‘Constructed Cities’ and ‘Constructed Landscapes’ by Helen Saunders

I can’t believe it’s been nearly 6 months since I last posted here so I want to change that by writing about an exhibition of digital photography, ‘Constructed Cities’ and ‘Constructed Landscapes’ by Helen Saunders, more specifically about taking part in a writing workshop at Phoenix Arts led by Mark Goodwin where we wrote in response to Helen’s photographs.

This is what Helen says about her work on her web-site:

“I  am interested in the power of photography to expose and transform the mundane. In particular my work is concerned with our changing environment, where the processes of civilisation are seeping into the natural rhythms of the planet. I use photography as a means of bringing into focus spaces such as scrap yards and construction sites, the in-between points which are often forgotten, yet crucial to civilisation.
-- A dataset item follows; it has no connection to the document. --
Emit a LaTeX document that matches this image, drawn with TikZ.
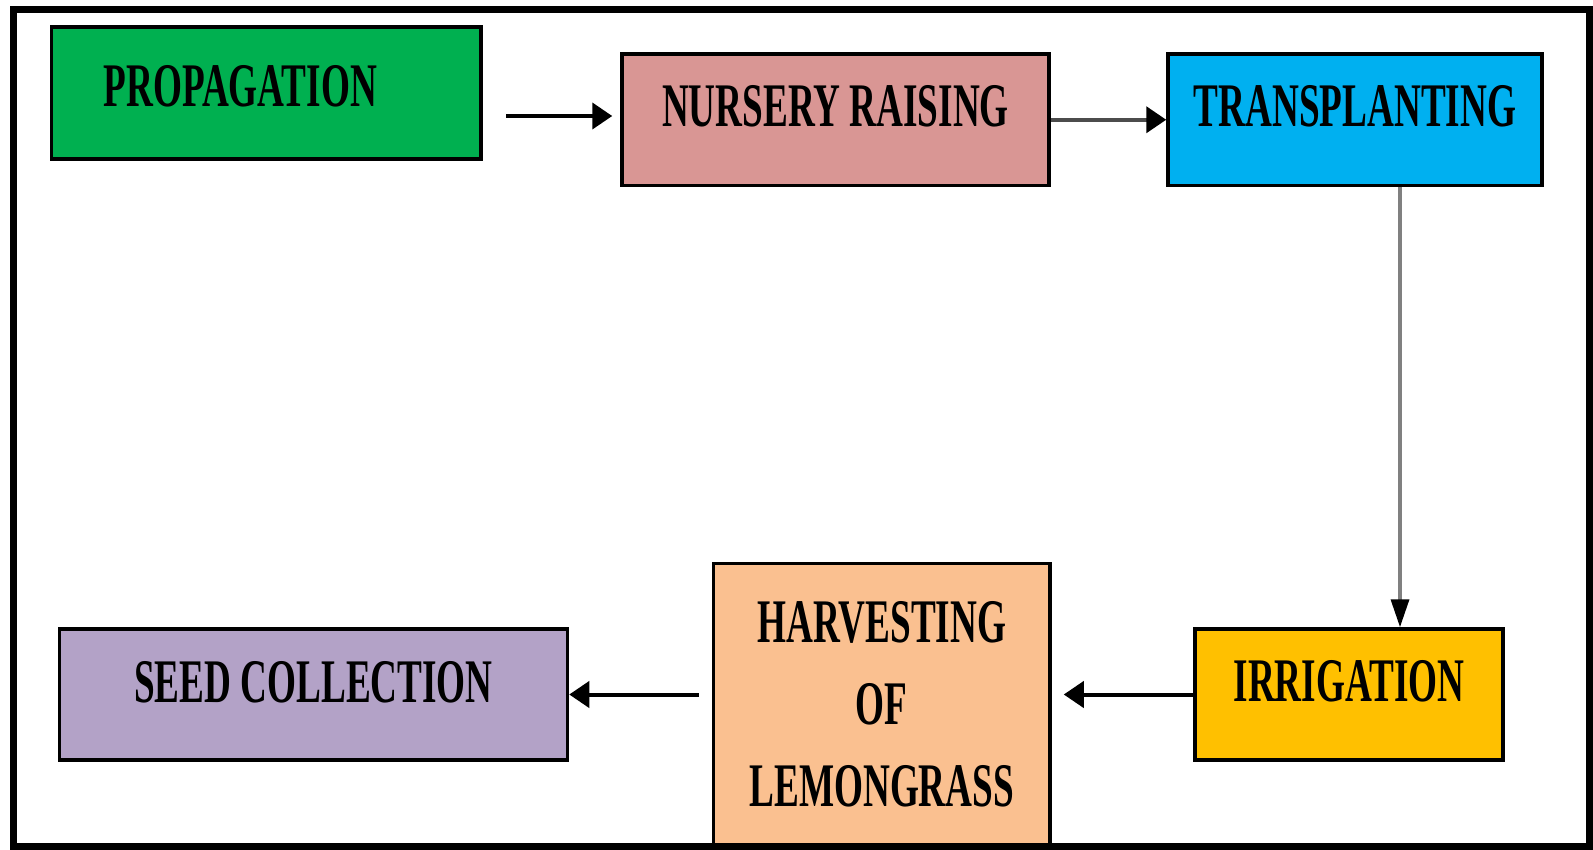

 I am currently using a method of digital photo- collage , blurring the boundaries between real and fantasy. My methods reference the painted landscape, which has historically been used as ameans of re-framing nature that overwhelmed. I take inspiration from this idealised and often romanticised vision of the world, but aim to create an incongruity between reality of the subject and surface beauty of the image. I don’t intend to make polemic judgements, but provoke questions about the rate of man- made development and the implications for the future. “

Helen’s images are taken from viewpoints on the peripheries of urban life, often around old transport networks like railways and canals. Change often appears here due to the streamlining of industry and drive towards regeneration. Her digital methods reflect the act of painting a landscape and are framed by historic references to the 19th century Romantic Movement. the focus on the transformative effects of light on the natural environment conveys a sense of the sublime, something that is now present in our modern, post-industrial landscape.

At the workshop , apart from Helen, Mark  and I, were poet, Matt Merritt and visual artist, Elaine Miller. Helen spoke briefly about some of the leading ideas behind the photographs. Her constructed landscapes were somewhere between town and countryside;transient, borderline places, maybe outside civilisation, and indeed, the whole history of art.  She takes her inspiration from the sublime but tweaks it via new technologies. For instance, the image of Derby earthworks has a transplanted mountain and Photoshopped skies. 

In altering ‘realities’ to provide new perceptions, Helen spoke of the concept of ‘layered landscapes’.  In a Birmingham scene, mountains point into the background, have been placed there, emphasising abrupt boundaries between what is actual, and what transpose; what is natural, and what, man-made.

Similarly, the photograph of borderline territory on a Leicester estate has improbable layering and juxtapositions. It is not a photograph of a single moment but of various moments, at different times under different conditions. The fencing in the foreground, for instance, was not ‘found’ but was placed there like an industrial briar. The ‘realities’ presented here, shifts in light effects from layer to layer, are improbable and deliberately disconcerting. It begs the question about what we are apprehending in the act of seeing; how far we view these worlds with through pre-set lenses according to tradition and how faulty our initial perceptions might actually be.

Helen said that in her work she was trying to preserve what we were losing in this layering of past and present, even if the past was only hours away in time, so that landscapes and emotions are blended.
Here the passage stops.